Qui sta il punto che riguarda tutti. Le aziende non sono tribunali; sono barometri del rischio. Valutano mercati, vendite, reputazione, rifornimenti, umori dei clienti. Quando il costo reputazionale si gonfia, anche un logo da quattro centimetri diventa un macigno. Il boicottaggio gioca su questo: rendere proibitivo, o almeno molto scomodo, ogni gesto di normalizzazione dei rapporti con Israele, a prescindere dai contenuti reali di un accordo. Reebok non sembra aver stracciato un contratto “globale” con l’IFA, perché quel contratto non c’era; ha però deciso di sfilarsi dal simbolo più visibile, quello che viene testimoniato da tutte le riprese televisive. È la logica del danno reputazionale: colpire ciò che si vede.

C’è poi un equivoco utile alla propaganda: raccontare ogni passaggio come “ritirata storica”. In realtà il settore ha vissuto un rimpallo continuo visto che Adidas si era sfilata anni fa, Puma non ha rinnovato, l’Erreà italiana ha fatto un passo indietro in piena bufera, Reebok è entrata e ora riduce l’esposizione. Non un fronte unico, ma un’oscillazione opportunistica in base alla temperatura dei mercati. Eppure l’effetto cumulativo è reale: il messaggio al mondo corporate è che lavorare con Israele comporta un premio al rischio, anche solo sull’immagine.

E il coraggio? La parola non è romantica e nel business significa assumersi costi prevedibili per mantenere un principio, una partnership, un mercato. Esistono casi in cui marchi hanno retto all’onda lunga delle campagne coordinate, difendendo la libertà di impresa, la neutralità dello sport, o semplicemente gli impegni presi. Qui, invece, ha prevalso la logica del “minimizzare l’impatto”, e cioè, togliere il logo per togliersi dai guai, scaricando sul distributore locale l’onere di fornire materiale tecnico, e lasciando alla federazione il compito di gestire le ricadute. Non è un crimine, è una scelta che però segnala un ecosistema in cui la politica delle piazze detta l’agenda ai reparti marketing.

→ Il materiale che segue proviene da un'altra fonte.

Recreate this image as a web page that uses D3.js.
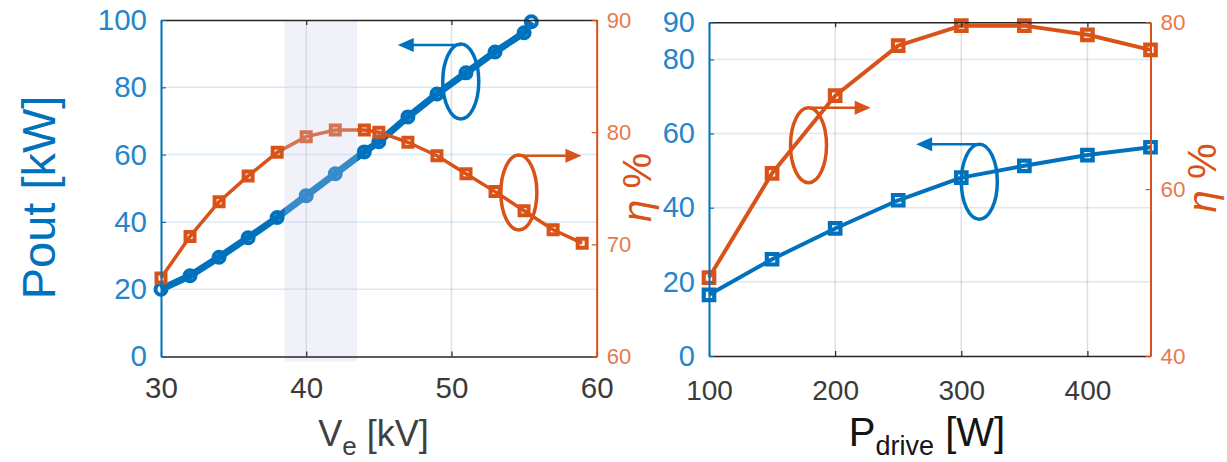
<!DOCTYPE html>
<html><head><meta charset="utf-8">
<script src="https://cdn.jsdelivr.net/npm/d3@7"></script>
<style>
body{margin:0;background:#fff}
svg{display:block}
text{font-family:"Liberation Sans",Arial,Helvetica,sans-serif}
</style>
</head><body>
<svg id="c" width="1227" height="462"></svg>
<script>
// ---- data ----
const veKV      = [30,32,34,36,38,40,42,44,45,47,49,51,53,55,55.5];
const poutVe    = [20,24,29.5,35.3,41.3,47.8,54.3,60.8,63.8,71.2,78,84.3,90.5,96.2,99.5];
const veEtaKV   = [30,32,34,36,38,40,42,44,45,47,49,51,53,55,57,59];
const etaVe     = [67,70.7,73.8,76.1,78.2,79.6,80.2,80.2,80,79.1,77.9,76.3,74.7,73,71.3,70.1];
const pdrive    = [100,150,200,250,300,350,400,450];
const poutPd    = [16.5,26.1,34.4,42,48.1,51.3,54.2,56.3];
const etaPd     = [49.4,61.9,71.2,77.2,79.6,79.6,78.5,76.7];
const leftXTicks   = [30,40,50,60];
const leftYTicks   = [0,20,40,60,80,100];
const leftEtaTicks = [60,70,80,90];
const rightXTicks  = [100,200,300,400];
const rightYTicks  = [0,20,40,60,80,90];
const rightEtaTicks= [40,60,80];
const gridY = [20,40,60,80];
const bandKV = [38.5,43.5];
// annotation anchors in data units: [ellipse x, ellipse y, arrow y, arrow tip x]
const annLeftBlue  = [50.64, 81.7, 92.6, 46.3];
const annLeftOrg   = [54.64, 74.63, 77.9, 58.95];
const annRightOrg  = [178.9, 65.27, 69.76, 228.2];
const annRightBlue = [314.3, 47.0, 57.1, 264.2];

const BLUE = "#0072bd", ORG = "#d95319";
const svg = d3.select("#c");

// ---- scales ----
const xL = d3.scaleLinear([30,60],[161,596.7]);
const yL = d3.scaleLinear([0,100],[356.5,20]);
const eL = d3.scaleLinear([60,90],[356.5,20]);
const xR = d3.scaleLinear([100,450],[709,1150.5]);
const yR = d3.scaleLinear([0,90],[356,22.3]);
const eR = d3.scaleLinear([40,80],[356,22.3]);

function grid(x, y, xt) {
  const g = svg.append("g");
  g.selectAll(".h").data(gridY).join("line")
    .attr("x1", x.range()[0]).attr("x2", x.range()[1])
    .attr("y1", d => y(d)).attr("y2", d => y(d))
    .attr("stroke", "rgba(0,114,189,0.15)").attr("stroke-width", 1.5);
  g.selectAll(".v").data(xt.slice(1)).join("line")
    .attr("x1", d => x(d)).attr("x2", d => x(d))
    .attr("y1", y.range()[0]).attr("y2", y.range()[1])
    .attr("stroke", "rgba(38,38,38,0.15)").attr("stroke-width", 1.5);
}
grid(xL, yL, leftXTicks);
grid(xR, yR, rightXTicks);

function series(xs, ys, x, y, color, lw, marker, msize, mstroke) {
  const idx = d3.range(xs.length);
  svg.append("path").datum(idx)
    .attr("d", d3.line().x(i => x(xs[i])).y(i => y(ys[i])))
    .attr("fill", "none").attr("stroke", color).attr("stroke-width", lw)
    .attr("stroke-linejoin", "round");
  const g = svg.append("g");
  if (marker === "circle") {
    g.selectAll("circle").data(idx).join("circle")
      .attr("cx", i => x(xs[i])).attr("cy", i => y(ys[i])).attr("r", msize)
      .attr("fill", "none").attr("stroke", color).attr("stroke-width", mstroke);
  } else {
    g.selectAll("path").data(idx).join("path")
      .attr("d", d3.symbol(d3.symbolSquare, msize * msize)())
      .attr("transform", i => `translate(${x(xs[i])},${y(ys[i])})`)
      .attr("fill", "none").attr("stroke", color).attr("stroke-width", mstroke);
  }
}
// left panel
series(veKV, poutVe, xL, yL, BLUE, 7, "circle", 5.5, 4);
series(veEtaKV, etaVe, xL, eL, ORG, 3.5, "square", 9, 4);
// shaded band on top
svg.append("rect")
  .attr("x", xL(bandKV[0])).attr("width", xL(bandKV[1]) - xL(bandKV[0]))
  .attr("y", yL(100)).attr("height", yL(0) + 5 - yL(100))
  .attr("fill", "rgb(200,205,235)").attr("opacity", 0.28);
// right panel
series(pdrive, poutPd, xR, yR, BLUE, 4, "square", 10.5, 4.2);
series(pdrive, etaPd, xR, eR, ORG, 4, "square", 10.5, 4.2);

// ---- axes ----
function styleAxis(g, color, width, textColor, fs) {
  g.select(".domain").attr("stroke", color).attr("stroke-width", width);
  g.selectAll(".tick line").attr("stroke", color).attr("stroke-width", 1.2);
  g.selectAll("text").attr("fill", textColor).attr("font-size", fs)
    .attr("font-family", "'Liberation Sans',Arial,Helvetica,sans-serif");
}
function panel(x, y, e, xt, yt, et, xfs, xpad, yfs, efs) {
  const ax = svg.append("g").attr("transform", `translate(0,${y.range()[0]})`)
    .call(d3.axisBottom(x).tickValues(xt).tickSizeInner(-5).tickSizeOuter(0).tickPadding(xpad).tickFormat(d3.format("d")));
  styleAxis(ax, "#262626", 1.5, "#3a3a3a", xfs);
  const at = svg.append("g").attr("transform", `translate(0,${y.range()[1]})`)
    .call(d3.axisTop(x).tickValues(xt).tickSizeInner(-5).tickSizeOuter(0).tickFormat(""));
  styleAxis(at, "#262626", 1.5, "#3a3a3a", xfs);
  const al = svg.append("g").attr("transform", `translate(${x.range()[0]},0)`)
    .call(d3.axisLeft(y).tickValues(yt).tickSizeInner(-5).tickSizeOuter(0).tickPadding(14).tickFormat(d3.format("d")));
  styleAxis(al, BLUE, 2, "#2585cc", yfs);
  const ar = svg.append("g").attr("transform", `translate(${x.range()[1]},0)`)
    .call(d3.axisRight(e).tickValues(et).tickSizeInner(-5).tickSizeOuter(0).tickPadding(10).tickFormat(d3.format("d")));
  styleAxis(ar, ORG, 2, "#e67a4e", efs);
}
panel(xL, yL, eL, leftXTicks, leftYTicks, leftEtaTicks, 29.5, 21, 29.5, 22);
panel(xR, yR, eR, rightXTicks, rightYTicks, rightEtaTicks, 28, 24, 29, 22.5);

// ---- axis titles ----
svg.append("text").attr("transform", "translate(55,197.5) rotate(-90)")
  .attr("text-anchor", "middle").attr("font-size", 47).attr("fill", BLUE).text("Pout [kW]");

function etaLabel(x, y) {
  const t = svg.append("text").attr("transform", `translate(${x},${y}) rotate(-90)`)
    .attr("text-anchor", "middle").attr("font-size", 40).attr("fill", ORG);
  t.append("tspan").attr("font-style", "italic").text("η");
  t.append("tspan").text(" %");
}
etaLabel(650.5, 187.5);
etaLabel(1216, 178);

function xLabel(cx, main, sub, rest, fs, sfs, color) {
  const t = svg.append("text").attr("x", cx).attr("y", 446)
    .attr("text-anchor", "middle").attr("font-size", fs).attr("fill", color);
  t.append("tspan").text(main);
  t.append("tspan").attr("font-size", sfs).attr("dy", 9).text(sub);
  t.append("tspan").attr("dy", -9).text(rest);
}
xLabel(373.5, "V", "e", " [kV]", 36, 26, "#404040");
xLabel(927, "P", "drive", " [W]", 40, 27, "#151515");

// ---- annotations (ellipses with arrows) ----
function annot(a, x, y, color, dir) {
  const [ex, ey, ay, tip] = a;
  svg.append("ellipse").attr("cx", x(ex)).attr("cy", y(ey)).attr("rx", 18).attr("ry", 37.5)
    .attr("fill", "none").attr("stroke", color).attr("stroke-width", 3.5);
  const x0 = x(ex), xt = x(tip), yy = y(ay), s = dir;
  svg.append("line").attr("x1", x0).attr("x2", xt - s * 12).attr("y1", yy).attr("y2", yy)
    .attr("stroke", color).attr("stroke-width", 2.5);
  svg.append("path")
    .attr("d", `M${xt},${yy}L${xt - s * 16},${yy - 7}L${xt - s * 16},${yy + 7}Z`)
    .attr("fill", color);
}
annot(annLeftBlue, xL, yL, BLUE, -1);
annot(annLeftOrg, xL, eL, ORG, 1);
annot(annRightOrg, xR, eR, ORG, 1);
annot(annRightBlue, xR, yR, BLUE, -1);
</script>
</body></html>
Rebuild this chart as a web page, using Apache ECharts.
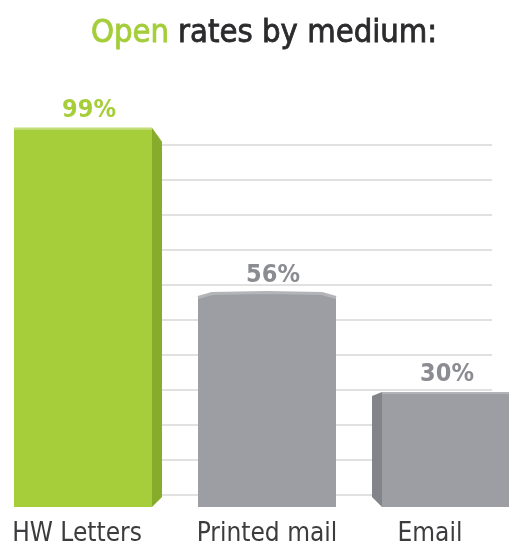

Per Israele il danno non è tanto economico quanto simbolico. La maglia di una nazionale è una vetrina globale e ogni rinuncia di un brand internazionale ingrandisce il quadro dell’isolamento. È vero che la federazione non è rimasta nuda, e che tra sponsor locali e partner più piccoli le soluzioni si trovano; è vero anche che il tecnico, lo stesso giorno dell’annuncio della ritirata di Reebok, ha indossato la t-shirt incriminata come a dire “andiamo avanti”. Però il frame mediatico è già fissato: “cedimento al boicottaggio”. E quando il titolo è quello, il resto si legge poco perché scritto a caratteri minuscoli.